The thing is, normally, an album with songs like this, I would regret that it didn't sound the way it should sound.  That the songs weren't something more stripped-down, hardier, edgier sounding - music that backs the lyrics all the way.  Sometimes, I do, almost, feel that.

But then I do, and I realize that's the key to Boomtown.  The sparkly 80's music fits.  Maybe it doesn't back the lyrics all the way, but it sounds right, in a way that a Velvety drone or Stoogey rampage or even sparse acoustic just wouldn't.  Boomtown sounds like its supposed to sound.

*** 

Now, a great way to end it would be to say what a great show D&D put on, and what a magic night it was and how I married the girl.  
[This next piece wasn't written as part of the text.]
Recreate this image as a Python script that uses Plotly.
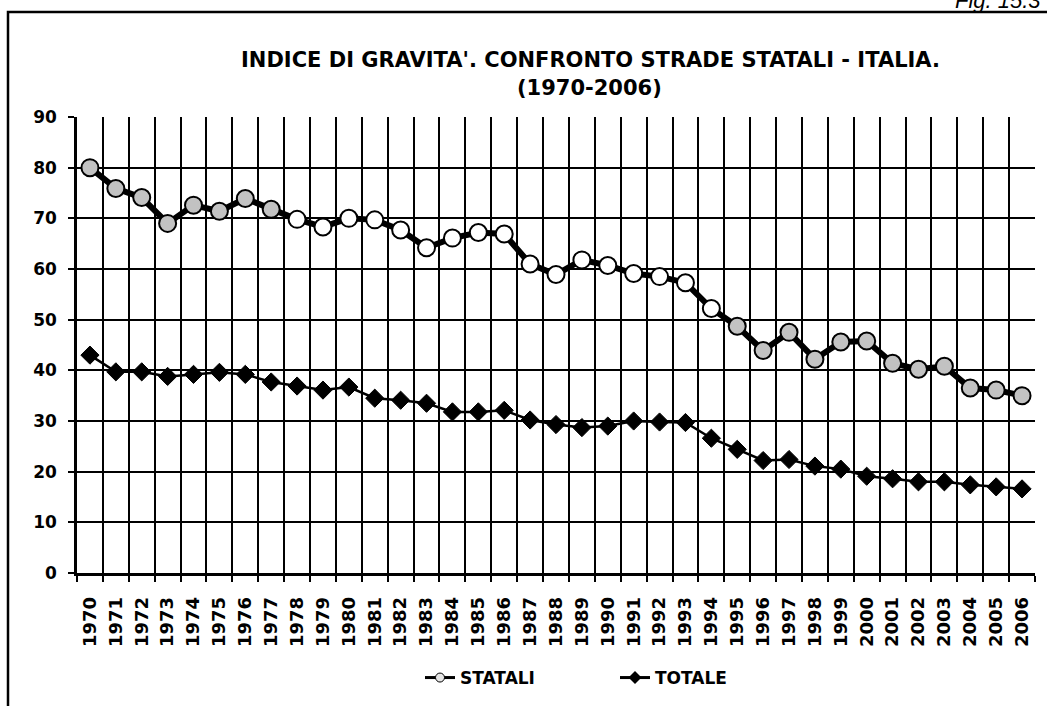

Nah.  We went out a few more times and then went our separate ways.  As for David and David - well, they played the whole album - I don't know if it was in order or not, nor do I recall if they played any unreleased stuff.  They did one encore - a rather pointless cover of "My Generation" - a choice I found very odd - which The Who - even the fagged-out Who of 1987, would have no need to worry about.  And then they were gone.

And then they were gone.  David and David never made another album.  Boomtown is their statement.  And it's a good one.